A silence fell. “Yes…” Jill said.
“So terrible,” Kitsy said.
“Just what exactly was it that happened?” Lyle asked.
“Well, it might not seem like much to you,” Kitsy said. “But it was devastating for them.”
“No,” Lyle said, “all I meant was—”
“Of course they’re insured,” Kitsy said. “But it’s their privacy, isn’t it? And to have one’s own home invaded like that! Those poor old people—they never did anyone any harm.”
“I don’t know,” Bud said. “Spencer’s a hard man on the golf course.”
Kitsy cast a reproving glance at her fork. “You know what I mean, Bud,” she said.
“Doesn’t he make pesticides?” Susan said, and looked brightly around the table. “I mean, didn’t Mr. Bingham manufacture pesticides?” she said.

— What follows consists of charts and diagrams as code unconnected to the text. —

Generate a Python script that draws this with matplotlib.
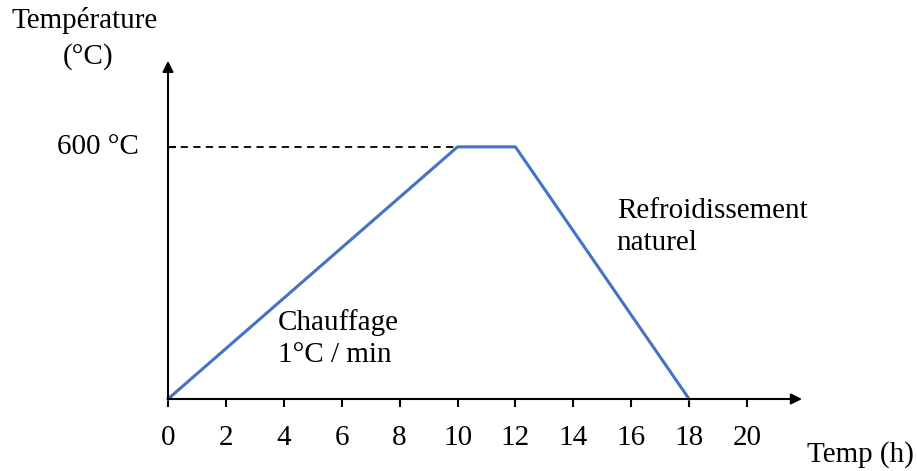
import matplotlib.pyplot as plt

# courbe de cuisson
temps = [0, 10, 12, 18]
temperature = [0, 600, 600, 0]
ticks_x = [0, 2, 4, 6, 8, 10, 12, 14, 16, 18, 20]

plt.rcParams['font.family'] = ['Liberation Serif', 'DejaVu Serif']
fs = 21

fig = plt.figure(figsize=(9.17, 4.71), dpi=100)
ax = fig.add_axes([168/917, 72/471, 632/917, 337/471])
ax.set_xlim(0, 21.83)
ax.set_ylim(0, 802)

ax.plot(temps, temperature, color='#4472C4', linewidth=2.2, clip_on=False, zorder=3)
ax.plot([0, 10], [600, 600], color='black', linestyle=(0, (4, 3)), linewidth=1.3)

for s in ax.spines.values():
    s.set_visible(False)

# axes avec fleches
ax.annotate('', xy=(21.9, 0), xytext=(0, 0),
            arrowprops=dict(arrowstyle='-|>', color='black', lw=1.5, mutation_scale=16,
                            shrinkA=0, shrinkB=0), annotation_clip=False)
ax.annotate('', xy=(0, 805), xytext=(0, 0),
            arrowprops=dict(arrowstyle='-|>', color='black', lw=1.5, mutation_scale=16,
                            shrinkA=0, shrinkB=0), annotation_clip=False)

ax.set_xticks(ticks_x)
ax.set_xticklabels([str(t) for t in ticks_x], fontsize=fs)
ax.tick_params(axis='x', direction='out', length=6, width=1.5, pad=13)
ax.set_yticks([600])
ax.set_yticklabels([''])
ax.tick_params(axis='y', direction='in', length=6, width=1.5)

ax.text(-1.0, 600, '600 °C', fontsize=fs, ha='right', va='center')
fig.text(85/917, 1 - 20/471, 'Température', fontsize=fs, ha='center', va='center')
fig.text(88/917, 1 - 57/471, '(°C)', fontsize=fs, ha='center', va='center')
fig.text(860/917, 1 - 455/471, 'Temp (h)', fontsize=fs, ha='center', va='center')

ax.text(3.8, 143, 'Chauffage\n1°C / min', fontsize=fs, ha='left', va='center', linespacing=1.3)
ax.text(15.5, 410, 'Refroidissement\nnaturel', fontsize=fs, ha='left', va='center', linespacing=1.3)

fig.savefig('out.png', dpi=100)
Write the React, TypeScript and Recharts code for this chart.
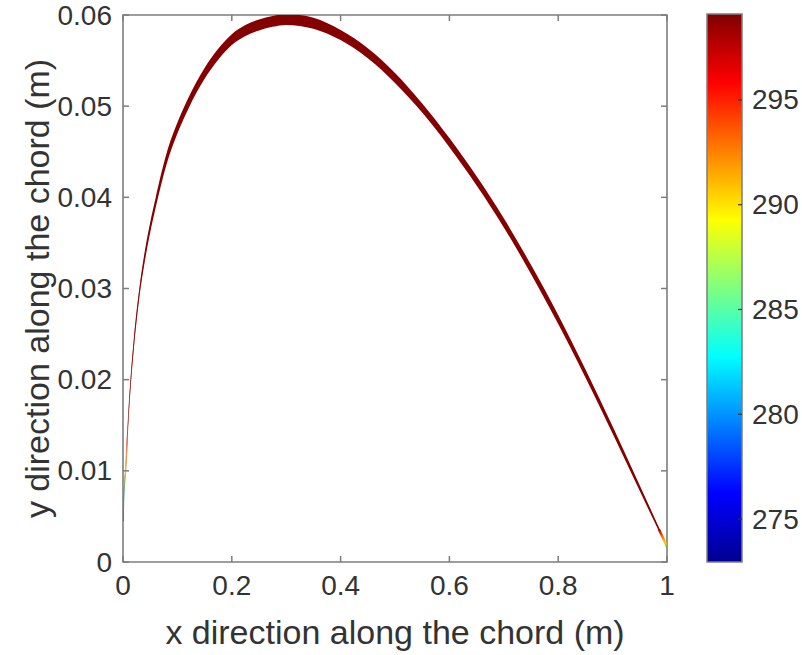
import React from 'react';
import { ComposedChart, Area, Line, XAxis, YAxis, ReferenceArea } from 'recharts';

// chord position (m) and the camber line / thickness of the section (m)
const chordX = [
  0, 0.001, 0.003, 0.005, 0.008, 0.01, 0.015, 0.02, 0.03, 0.04, 0.05, 0.06, 0.08, 0.1, 0.12, 0.15, 0.175,
  0.2, 0.225, 0.25, 0.275, 0.3, 0.325, 0.35, 0.4, 0.45, 0.5, 0.55, 0.6, 0.65, 0.7, 0.75, 0.8, 0.85, 0.9,
  0.95, 0.985, 1,
];
const camberY = [
  0.0045, 0.0068, 0.0088, 0.0102, 0.0138, 0.016, 0.0205, 0.024, 0.0295, 0.0335, 0.0367, 0.0394, 0.0442,
  0.0476, 0.0503, 0.0536, 0.0557, 0.0573, 0.0583, 0.0589, 0.0593, 0.0595, 0.0594, 0.0591, 0.0578, 0.0558,
  0.0531, 0.0498, 0.046, 0.0418, 0.0372, 0.0321, 0.0266, 0.0207, 0.0145, 0.0081, 0.0036, 0.0017,
];
const thicknessY = [
  0, 0.0003, 0.0005, 0.0006, 0.0007, 0.0008, 0.0009, 0.001, 0.001, 0.0011, 0.0011, 0.0011, 0.0012, 0.0012,
  0.0012, 0.0012, 0.0012, 0.0012, 0.0012, 0.0012, 0.0012, 0.0012, 0.0012, 0.0012, 0.0011, 0.0011, 0.0011,
  0.001, 0.001, 0.001, 0.001, 0.001, 0.001, 0.0009, 0.0008, 0.0006, 0.0004, 0.0002,
];

const xTicks = [0, 0.2, 0.4, 0.6, 0.8, 1];
const yTicks = [0, 0.01, 0.02, 0.03, 0.04, 0.05, 0.06];
const tempTicks = [275, 280, 285, 290, 295];
const tempRange = [272.95, 299.1];

const FONT = '"Liberation Sans", Arial, Helvetica, sans-serif';
const AXIS = '#7d7d7d';
const TEXT = '#333333';
const TICK_FONT = 28;
const LABEL_FONT = 34;

// plot box edges (px), used for the mirrored inner ticks
const PLOT_TOP = 15;
const PLOT_RIGHT = 667;

const rows = chordX.map((x, i) => ({
  x,
  center: camberY[i],
  band: [camberY[i] - thicknessY[i] / 2, camberY[i] + thicknessY[i] / 2],
  lead: x <= 0.008 ? camberY[i] : null,
  trail: x >= 0.985 ? camberY[i] : null,
}));

const BottomTick = (props: any) => {
  const { x, y, payload } = props;
  return (
    <g>
      <line x1={x} y1={y} x2={x} y2={y - 6} stroke={AXIS} strokeWidth={1.5} />
      <line x1={x} y1={PLOT_TOP} x2={x} y2={PLOT_TOP + 6} stroke={AXIS} strokeWidth={1.5} />
      <text x={x} y={y + 23} textAnchor="middle" dominantBaseline="central" fill={TEXT} fontSize={TICK_FONT} fontFamily={FONT}>
        {payload.value}
      </text>
    </g>
  );
};

const LeftTick = (props: any) => {
  const { x, y, payload } = props;
  return (
    <g>
      <line x1={x} y1={y} x2={x + 6} y2={y} stroke={AXIS} strokeWidth={1.5} />
      <line x1={PLOT_RIGHT} y1={y} x2={PLOT_RIGHT - 6} y2={y} stroke={AXIS} strokeWidth={1.5} />
      <text x={x - 11} y={y} textAnchor="end" dominantBaseline="central" fill={TEXT} fontSize={TICK_FONT} fontFamily={FONT}>
        {payload.value}
      </text>
    </g>
  );
};

const BarTick = (props: any) => {
  const { x, y, payload } = props;
  return (
    <g>
      <line x1={x - 4} y1={y} x2={x} y2={y} stroke="#333" strokeWidth={1.2} />
      <text x={x + 10} y={y} textAnchor="start" dominantBaseline="central" fill={TEXT} fontSize={TICK_FONT} fontFamily={FONT}>
        {payload.value}
      </text>
    </g>
  );
};

export default function App() {
  return (
    <div style={{ position: 'absolute', left: 0, top: 0, width: 802, height: 655, background: '#fff' }}>
      <svg width={0} height={0} style={{ position: 'absolute' }}>
        <defs>
          <linearGradient id="jet" x1="0" y1="1" x2="0" y2="0">
            <stop offset="0" stopColor="#000090" />
            <stop offset="0.125" stopColor="#0000ff" />
            <stop offset="0.375" stopColor="#00ffff" />
            <stop offset="0.625" stopColor="#ffff00" />
            <stop offset="0.875" stopColor="#ff0000" />
            <stop offset="1" stopColor="#800000" />
          </linearGradient>
          <linearGradient id="leadEdge" x1="0" y1="0" x2="0" y2="1">
            <stop offset="0" stopColor="#e06a6a" />
            <stop offset="0.22" stopColor="#f0a050" />
            <stop offset="0.42" stopColor="#e2dc40" />
            <stop offset="0.7" stopColor="#40b0a0" />
            <stop offset="1" stopColor="#3070c0" />
          </linearGradient>
          <linearGradient id="trailEdge" x1="0" y1="0" x2="0" y2="1">
            <stop offset="0" stopColor="#a00000" />
            <stop offset="0.4" stopColor="#ff6000" />
            <stop offset="0.75" stopColor="#ffd000" />
            <stop offset="1" stopColor="#80c040" />
          </linearGradient>
        </defs>
      </svg>

      <div style={{ position: 'absolute', left: 0, top: 0 }}>
        <ComposedChart width={700} height={655} data={rows} margin={{ top: 15, right: 33, bottom: 0, left: 0 }}>
          <XAxis
            dataKey="x"
            type="number"
            domain={[0, 1]}
            ticks={xTicks}
            allowDataOverflow
            height={93}
            tickSize={0}
            tickMargin={0}
            tickLine={false}
            axisLine={false}
            tick={<BottomTick />}
            label={{
              value: 'x direction along the chord (m)',
              position: 'insideBottom',
              offset: 11,
              fill: TEXT,
              fontSize: LABEL_FONT,
              fontFamily: FONT,
            }}
          />
          <YAxis
            type="number"
            domain={[0, 0.06]}
            ticks={yTicks}
            allowDataOverflow
            width={123}
            tickSize={0}
            tickMargin={0}
            tickLine={false}
            axisLine={false}
            tick={<LeftTick />}
            label={{
              value: 'y direction along the chord (m)',
              angle: -90,
              position: 'insideLeft',
              offset: 37,
              fill: TEXT,
              fontSize: LABEL_FONT,
              fontFamily: FONT,
              style: { textAnchor: 'middle' },
            }}
          />
          <ReferenceArea x1={0} x2={1} y1={0} y2={0.06} fill="none" stroke={AXIS} strokeWidth={1.6} />
          <Line
            dataKey="center"
            type="monotone"
            stroke="#8b0000"
            strokeOpacity={0.5}
            strokeWidth={1}
            dot={false}
            isAnimationActive={false}
          />
          <Area
            dataKey="band"
            type="monotone"
            fill="#850000"
            fillOpacity={1}
            stroke="none"
            isAnimationActive={false}
          />
          <Line
            dataKey="lead"
            type="monotone"
            stroke="url(#leadEdge)"
            strokeOpacity={0.8}
            strokeWidth={1.5}
            dot={false}
            isAnimationActive={false}
          />
          <Line
            dataKey="trail"
            type="monotone"
            stroke="url(#trailEdge)"
            strokeWidth={2.5}
            dot={false}
            isAnimationActive={false}
          />
        </ComposedChart>
      </div>

      <div style={{ position: 'absolute', left: 700, top: 0 }}>
        <ComposedChart width={102} height={655} data={[{ x: 0 }, { x: 1 }]} margin={{ top: 14, right: 0, bottom: 93, left: 7 }}>
          <XAxis dataKey="x" type="number" domain={[0, 1]} hide />
          <YAxis
            orientation="right"
            type="number"
            domain={tempRange}
            ticks={tempTicks}
            allowDataOverflow
            width={60}
            tickSize={0}
            tickMargin={0}
            tickLine={false}
            axisLine={false}
            tick={<BarTick />}
          />
          <ReferenceArea
            y1={tempRange[0]}
            y2={tempRange[1]}
            fill="url(#jet)"
            fillOpacity={1}
            stroke={AXIS}
            strokeWidth={1.5}
          />
        </ComposedChart>
      </div>
    </div>
  );
}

“Well—” Nick stopped smiling. “Actually, there are new studies indicating that if pesticides aren’t used, a plant will produce its own, much more toxic, sub—”
“That’s so strange,” Susan said. “Or really, there’s nothing really strange about it, is there? And that’s—I mean, Mr. Bingham manufactured pesticides and there’s nothing strange about that, and someone broke into his house, and there’s nothing strange about that, either. But don’t you sometimes have the terribly vivid sensation that under this thing we refer to as ‘life’ is something that—how do I say this?—that there is this thing going on, and we make it, or it makes itself, possibly, and then there is this other thing that it looks like, or seems like, which is only sort of a top view of the first thing. A reflection, if you see what I mean. And usually those two things are exactly alike, or at least, reasonably alike. Or—well, I suppose you might say, they coincide, the bottom and the top. So, in any case, it’s as though we decide what our lives are going to be like—we deal in futures, or we manufacture pesticides, or we take a trip to Europe, or whatever it is, and everything seems to be just the way we’ve planned it
, because, in the vast majority of instances, it is. Exactly the way we’ve planned it. And so the thing that we think is going on is just like the thing that is going on, and everything is just the way we’ve decided it ought to be. But sometimes the…the thing on the top and the thing on the bottom are completely different—they’ve diverged, somehow, and we wouldn’t even know that they’d diverged, except sometimes the thing on the bottom just pops out, it pops out! Into the top thing. Because, suppose, for instance, that one of us—oh, goes to Venice, for example, and just falls into a canal. Well, I don’t suppose any of us would do that, but I mean people still die, for example. Not that that’s exactly—but, you see, things are going on in some continuous way, somehow, and, in a sense—Well, look. If you have a party, then people talk to other people. Things happen between people. Or even just happen, like somebody’s baby has Down’s syndrome, just to mention a—well, happen. When there isn’t anything to do about it, nothing, nothing, nothing at all to do about it, because things only happen in one direction—”
Susan stopped, and a laugh bounced slowly out of Owen, like a rubber ball falling down steps.
“It’s strange,” Susan said, turning to him. “I don’t know what I mean…”
Susan was never much of a drinker, Jill thought. But in fact she herself was expanding outward, and the few sips of wine she’d had with dinner were causing everything to pass over the convex surface of the evening in long, slow, luminous flashes. Nick, at the other end of the table, seemed to be at the other end of a tunnel; the gentle sounds of conversation rode at the margins of a darkness enclosing her.
There had been things—there was something about Owen…She had been angry, if she wasn’t mistaken, but the anger had consumed itself, leaving an ashy void. And something had happened—oh, Nick and Amanda had had…was it a quarrel? about Roo and her brother; and something had happened with Roo—yes, Roo had been wearing Jill’s dress, of all things. And before that was when Joshua had been so bad. And before that—oh, yes. Before that, she had visited the Binghams. Of course; she had visited the Binghams, and that must be why she felt so sad. And so ill, really—like an apple with a hidden soft spot spreading under the skin. It must be because of her visit to the Binghams that everything seemed so flat and bad—so stained.